Start of RECORDS FOR THE TASK

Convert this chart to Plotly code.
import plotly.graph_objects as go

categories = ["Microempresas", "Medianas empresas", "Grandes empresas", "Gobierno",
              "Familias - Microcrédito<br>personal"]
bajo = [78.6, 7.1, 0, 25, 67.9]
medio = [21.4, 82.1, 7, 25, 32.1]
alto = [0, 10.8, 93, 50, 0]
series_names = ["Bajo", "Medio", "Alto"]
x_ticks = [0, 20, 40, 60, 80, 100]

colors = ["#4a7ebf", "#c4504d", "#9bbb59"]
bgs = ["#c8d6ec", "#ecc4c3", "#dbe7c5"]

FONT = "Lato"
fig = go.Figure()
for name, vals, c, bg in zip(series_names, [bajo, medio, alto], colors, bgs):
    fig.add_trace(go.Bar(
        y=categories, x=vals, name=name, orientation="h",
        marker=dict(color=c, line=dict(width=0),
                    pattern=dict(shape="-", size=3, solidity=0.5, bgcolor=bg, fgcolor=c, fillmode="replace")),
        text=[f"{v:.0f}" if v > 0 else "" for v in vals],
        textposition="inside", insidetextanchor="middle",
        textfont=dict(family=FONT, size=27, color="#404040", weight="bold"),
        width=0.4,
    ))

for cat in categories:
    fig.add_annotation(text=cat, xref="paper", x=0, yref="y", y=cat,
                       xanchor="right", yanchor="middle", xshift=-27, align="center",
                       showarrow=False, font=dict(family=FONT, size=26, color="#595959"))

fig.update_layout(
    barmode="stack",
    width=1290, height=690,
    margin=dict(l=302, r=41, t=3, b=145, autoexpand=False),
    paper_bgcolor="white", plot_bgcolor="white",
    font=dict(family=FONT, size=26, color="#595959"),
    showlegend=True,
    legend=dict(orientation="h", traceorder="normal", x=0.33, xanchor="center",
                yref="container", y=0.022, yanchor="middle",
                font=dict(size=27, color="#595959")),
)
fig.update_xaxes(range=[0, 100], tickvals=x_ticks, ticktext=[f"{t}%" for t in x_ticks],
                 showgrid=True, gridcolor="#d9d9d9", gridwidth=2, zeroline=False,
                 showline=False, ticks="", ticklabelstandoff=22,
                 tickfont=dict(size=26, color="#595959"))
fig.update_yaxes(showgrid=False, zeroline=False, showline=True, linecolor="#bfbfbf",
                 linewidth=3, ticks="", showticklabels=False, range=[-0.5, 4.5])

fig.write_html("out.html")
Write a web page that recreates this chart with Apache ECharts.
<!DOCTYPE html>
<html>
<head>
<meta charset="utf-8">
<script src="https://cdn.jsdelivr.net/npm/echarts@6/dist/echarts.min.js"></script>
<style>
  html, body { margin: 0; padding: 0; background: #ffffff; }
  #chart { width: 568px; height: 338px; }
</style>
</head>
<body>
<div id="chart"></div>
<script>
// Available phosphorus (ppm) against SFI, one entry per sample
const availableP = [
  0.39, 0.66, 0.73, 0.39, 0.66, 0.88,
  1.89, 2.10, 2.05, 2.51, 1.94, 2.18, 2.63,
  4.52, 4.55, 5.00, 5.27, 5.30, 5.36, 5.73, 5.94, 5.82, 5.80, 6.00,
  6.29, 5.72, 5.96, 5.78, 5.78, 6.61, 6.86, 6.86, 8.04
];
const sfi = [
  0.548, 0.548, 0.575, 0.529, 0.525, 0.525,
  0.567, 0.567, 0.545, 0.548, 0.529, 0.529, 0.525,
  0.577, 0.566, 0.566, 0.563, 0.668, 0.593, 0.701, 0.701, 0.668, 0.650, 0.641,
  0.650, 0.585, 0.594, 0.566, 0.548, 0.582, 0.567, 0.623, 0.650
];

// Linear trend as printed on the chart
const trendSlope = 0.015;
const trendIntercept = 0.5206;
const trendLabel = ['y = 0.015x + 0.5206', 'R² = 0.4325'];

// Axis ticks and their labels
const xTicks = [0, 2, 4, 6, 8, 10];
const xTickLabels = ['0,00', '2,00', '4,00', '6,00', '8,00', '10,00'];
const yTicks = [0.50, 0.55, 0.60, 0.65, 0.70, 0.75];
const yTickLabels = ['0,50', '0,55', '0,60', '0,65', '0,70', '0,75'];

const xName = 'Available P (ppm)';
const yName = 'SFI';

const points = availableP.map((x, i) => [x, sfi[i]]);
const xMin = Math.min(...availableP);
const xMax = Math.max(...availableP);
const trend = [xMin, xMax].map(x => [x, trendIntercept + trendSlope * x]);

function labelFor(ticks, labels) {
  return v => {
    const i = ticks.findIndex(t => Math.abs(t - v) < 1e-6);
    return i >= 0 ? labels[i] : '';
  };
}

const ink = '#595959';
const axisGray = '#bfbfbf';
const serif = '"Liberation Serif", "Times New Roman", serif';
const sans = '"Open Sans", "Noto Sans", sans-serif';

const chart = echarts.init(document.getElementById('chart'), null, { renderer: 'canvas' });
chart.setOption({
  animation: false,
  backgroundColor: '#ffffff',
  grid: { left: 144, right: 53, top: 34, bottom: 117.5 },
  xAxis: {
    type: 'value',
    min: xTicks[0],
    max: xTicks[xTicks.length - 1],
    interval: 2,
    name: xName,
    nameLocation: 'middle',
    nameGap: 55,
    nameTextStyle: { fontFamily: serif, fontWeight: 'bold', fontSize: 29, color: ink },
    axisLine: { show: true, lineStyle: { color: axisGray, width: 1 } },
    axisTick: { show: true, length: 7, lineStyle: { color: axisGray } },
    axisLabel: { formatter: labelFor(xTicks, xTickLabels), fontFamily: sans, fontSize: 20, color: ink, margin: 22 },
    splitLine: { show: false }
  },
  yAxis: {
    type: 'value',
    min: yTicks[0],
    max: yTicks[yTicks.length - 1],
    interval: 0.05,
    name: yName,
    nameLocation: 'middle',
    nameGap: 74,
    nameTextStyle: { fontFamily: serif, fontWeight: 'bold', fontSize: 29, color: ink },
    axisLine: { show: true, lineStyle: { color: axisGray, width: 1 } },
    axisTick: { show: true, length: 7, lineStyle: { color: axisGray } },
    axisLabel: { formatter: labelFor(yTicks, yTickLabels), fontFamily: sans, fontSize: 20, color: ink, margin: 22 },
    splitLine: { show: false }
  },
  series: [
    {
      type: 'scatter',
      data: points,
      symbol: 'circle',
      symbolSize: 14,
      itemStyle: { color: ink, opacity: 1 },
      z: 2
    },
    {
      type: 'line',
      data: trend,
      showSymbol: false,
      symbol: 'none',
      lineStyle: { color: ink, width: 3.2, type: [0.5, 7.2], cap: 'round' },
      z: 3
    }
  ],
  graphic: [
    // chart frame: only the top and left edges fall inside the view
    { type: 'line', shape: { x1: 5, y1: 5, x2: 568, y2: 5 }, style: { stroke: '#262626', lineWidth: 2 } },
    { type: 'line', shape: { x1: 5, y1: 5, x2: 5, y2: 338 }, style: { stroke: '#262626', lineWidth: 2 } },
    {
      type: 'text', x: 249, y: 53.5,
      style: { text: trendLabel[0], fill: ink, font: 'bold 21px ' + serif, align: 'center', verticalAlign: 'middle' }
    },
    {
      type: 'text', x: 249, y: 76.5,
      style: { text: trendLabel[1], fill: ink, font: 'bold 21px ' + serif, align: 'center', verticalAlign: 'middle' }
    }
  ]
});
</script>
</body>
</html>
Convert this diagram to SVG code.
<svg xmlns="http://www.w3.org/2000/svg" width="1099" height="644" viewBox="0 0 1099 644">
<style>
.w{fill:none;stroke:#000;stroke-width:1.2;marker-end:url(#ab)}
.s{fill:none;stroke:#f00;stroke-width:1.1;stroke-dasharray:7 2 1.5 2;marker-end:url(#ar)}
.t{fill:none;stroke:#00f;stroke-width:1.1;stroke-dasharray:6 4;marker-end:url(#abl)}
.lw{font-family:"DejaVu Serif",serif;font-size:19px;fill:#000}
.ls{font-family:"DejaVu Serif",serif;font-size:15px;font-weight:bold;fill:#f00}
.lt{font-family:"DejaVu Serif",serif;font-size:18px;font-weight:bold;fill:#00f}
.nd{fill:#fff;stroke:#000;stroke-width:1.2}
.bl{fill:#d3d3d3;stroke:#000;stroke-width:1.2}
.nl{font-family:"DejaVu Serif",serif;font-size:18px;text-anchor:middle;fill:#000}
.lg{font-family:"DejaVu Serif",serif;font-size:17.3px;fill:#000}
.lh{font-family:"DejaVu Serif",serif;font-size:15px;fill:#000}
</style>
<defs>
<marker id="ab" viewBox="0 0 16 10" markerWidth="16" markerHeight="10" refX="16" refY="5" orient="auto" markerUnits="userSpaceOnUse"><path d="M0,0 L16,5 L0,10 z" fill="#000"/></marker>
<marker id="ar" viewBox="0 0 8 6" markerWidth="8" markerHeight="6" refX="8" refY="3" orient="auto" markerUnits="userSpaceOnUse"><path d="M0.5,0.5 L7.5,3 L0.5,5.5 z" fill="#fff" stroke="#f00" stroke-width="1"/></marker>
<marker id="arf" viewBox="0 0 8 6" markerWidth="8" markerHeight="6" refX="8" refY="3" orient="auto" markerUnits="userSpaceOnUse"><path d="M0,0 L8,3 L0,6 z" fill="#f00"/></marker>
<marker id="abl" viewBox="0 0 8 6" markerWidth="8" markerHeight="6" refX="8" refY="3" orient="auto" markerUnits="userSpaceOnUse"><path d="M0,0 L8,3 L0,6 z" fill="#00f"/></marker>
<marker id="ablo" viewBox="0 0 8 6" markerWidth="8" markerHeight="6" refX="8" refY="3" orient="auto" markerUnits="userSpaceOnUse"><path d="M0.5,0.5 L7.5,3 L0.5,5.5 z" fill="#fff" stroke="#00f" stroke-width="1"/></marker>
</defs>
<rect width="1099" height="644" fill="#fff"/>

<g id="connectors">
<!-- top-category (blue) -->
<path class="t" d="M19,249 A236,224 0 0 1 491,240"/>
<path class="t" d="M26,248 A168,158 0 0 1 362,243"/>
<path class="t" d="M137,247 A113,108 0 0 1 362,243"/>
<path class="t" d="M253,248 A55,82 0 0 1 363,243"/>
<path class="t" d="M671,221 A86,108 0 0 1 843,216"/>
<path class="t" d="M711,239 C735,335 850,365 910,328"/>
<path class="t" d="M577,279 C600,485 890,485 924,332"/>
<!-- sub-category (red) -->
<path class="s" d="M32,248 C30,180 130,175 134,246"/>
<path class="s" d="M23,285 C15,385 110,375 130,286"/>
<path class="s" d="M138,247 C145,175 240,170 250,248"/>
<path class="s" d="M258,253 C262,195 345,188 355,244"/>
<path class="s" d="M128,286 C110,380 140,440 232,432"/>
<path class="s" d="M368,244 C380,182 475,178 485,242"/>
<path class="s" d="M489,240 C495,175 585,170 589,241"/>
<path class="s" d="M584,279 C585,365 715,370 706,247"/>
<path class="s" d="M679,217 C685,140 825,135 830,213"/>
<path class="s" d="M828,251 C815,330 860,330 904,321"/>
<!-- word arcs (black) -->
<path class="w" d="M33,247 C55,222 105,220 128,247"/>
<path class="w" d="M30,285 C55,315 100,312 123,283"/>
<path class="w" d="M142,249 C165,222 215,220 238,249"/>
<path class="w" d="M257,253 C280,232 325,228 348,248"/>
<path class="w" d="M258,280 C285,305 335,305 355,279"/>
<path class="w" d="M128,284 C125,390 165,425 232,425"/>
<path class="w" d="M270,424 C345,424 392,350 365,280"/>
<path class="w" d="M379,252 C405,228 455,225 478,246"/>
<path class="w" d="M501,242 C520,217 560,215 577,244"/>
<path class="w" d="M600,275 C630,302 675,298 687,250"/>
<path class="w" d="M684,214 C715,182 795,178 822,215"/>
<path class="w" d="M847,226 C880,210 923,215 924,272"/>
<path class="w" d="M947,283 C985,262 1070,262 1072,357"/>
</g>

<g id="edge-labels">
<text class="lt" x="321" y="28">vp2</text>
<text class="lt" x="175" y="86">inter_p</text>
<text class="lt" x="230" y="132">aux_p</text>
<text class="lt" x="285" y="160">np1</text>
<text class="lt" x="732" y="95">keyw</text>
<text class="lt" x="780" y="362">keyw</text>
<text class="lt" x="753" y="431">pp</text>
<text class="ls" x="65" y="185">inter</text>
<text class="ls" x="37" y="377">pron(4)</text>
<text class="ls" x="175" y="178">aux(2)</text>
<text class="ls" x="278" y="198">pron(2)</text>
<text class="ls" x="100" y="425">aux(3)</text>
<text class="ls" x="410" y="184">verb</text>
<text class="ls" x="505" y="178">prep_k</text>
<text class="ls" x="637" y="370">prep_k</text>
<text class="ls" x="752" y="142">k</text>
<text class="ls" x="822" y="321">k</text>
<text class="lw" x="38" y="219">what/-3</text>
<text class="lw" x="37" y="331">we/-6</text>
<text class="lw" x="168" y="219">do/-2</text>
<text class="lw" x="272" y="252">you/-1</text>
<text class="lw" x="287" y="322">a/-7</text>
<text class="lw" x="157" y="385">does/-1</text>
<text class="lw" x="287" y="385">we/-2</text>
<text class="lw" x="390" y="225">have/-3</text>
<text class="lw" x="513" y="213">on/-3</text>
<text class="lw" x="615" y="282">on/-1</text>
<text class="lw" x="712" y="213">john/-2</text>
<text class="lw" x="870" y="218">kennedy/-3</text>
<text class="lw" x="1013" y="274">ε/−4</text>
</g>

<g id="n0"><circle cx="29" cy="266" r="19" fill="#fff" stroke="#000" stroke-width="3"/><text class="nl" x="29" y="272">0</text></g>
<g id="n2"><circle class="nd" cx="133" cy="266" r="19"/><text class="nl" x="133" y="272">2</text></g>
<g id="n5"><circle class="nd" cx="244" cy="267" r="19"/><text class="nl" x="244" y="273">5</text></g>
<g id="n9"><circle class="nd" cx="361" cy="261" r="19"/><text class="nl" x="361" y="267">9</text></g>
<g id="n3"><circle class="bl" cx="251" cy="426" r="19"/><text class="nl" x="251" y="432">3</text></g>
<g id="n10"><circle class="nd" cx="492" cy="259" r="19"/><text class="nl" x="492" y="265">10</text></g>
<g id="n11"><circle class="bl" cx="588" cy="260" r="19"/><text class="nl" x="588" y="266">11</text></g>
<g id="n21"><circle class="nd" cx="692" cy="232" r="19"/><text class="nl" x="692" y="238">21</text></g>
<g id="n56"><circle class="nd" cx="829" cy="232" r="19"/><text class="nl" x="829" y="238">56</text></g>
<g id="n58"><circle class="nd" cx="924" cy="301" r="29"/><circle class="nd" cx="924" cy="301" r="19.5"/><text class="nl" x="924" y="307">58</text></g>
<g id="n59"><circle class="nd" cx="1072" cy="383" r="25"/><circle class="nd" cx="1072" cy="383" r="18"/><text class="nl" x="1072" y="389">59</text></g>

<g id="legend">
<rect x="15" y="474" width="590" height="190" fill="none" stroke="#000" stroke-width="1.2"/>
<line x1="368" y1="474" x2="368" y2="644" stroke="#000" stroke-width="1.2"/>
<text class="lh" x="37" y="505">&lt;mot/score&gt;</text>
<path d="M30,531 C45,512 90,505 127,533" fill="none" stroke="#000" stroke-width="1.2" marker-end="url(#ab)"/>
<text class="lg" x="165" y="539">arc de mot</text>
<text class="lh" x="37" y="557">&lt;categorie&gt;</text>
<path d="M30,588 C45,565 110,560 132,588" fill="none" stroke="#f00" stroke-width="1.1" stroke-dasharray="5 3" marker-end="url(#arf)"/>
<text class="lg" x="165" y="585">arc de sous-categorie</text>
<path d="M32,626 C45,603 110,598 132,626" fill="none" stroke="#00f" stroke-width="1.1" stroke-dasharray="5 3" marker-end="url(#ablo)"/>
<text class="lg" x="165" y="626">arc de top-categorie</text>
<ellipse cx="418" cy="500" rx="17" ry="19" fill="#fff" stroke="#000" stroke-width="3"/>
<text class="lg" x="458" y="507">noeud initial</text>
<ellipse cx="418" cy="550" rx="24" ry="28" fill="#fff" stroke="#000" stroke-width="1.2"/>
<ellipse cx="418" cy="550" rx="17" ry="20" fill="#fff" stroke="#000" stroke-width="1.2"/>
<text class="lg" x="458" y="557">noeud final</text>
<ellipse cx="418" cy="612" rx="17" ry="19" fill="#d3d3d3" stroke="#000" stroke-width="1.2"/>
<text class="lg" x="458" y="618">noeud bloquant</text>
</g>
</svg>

End of RECORDS FOR THE TASK

GIVEN REQUEST:
Print only the lines that run from the start of the listing to the line bearing "import plotly.graph_objects as go"; please keep the first line and that last one, exactly as they appear.

TASK RESULT:
Convert this chart to Plotly code.
import plotly.graph_objects as go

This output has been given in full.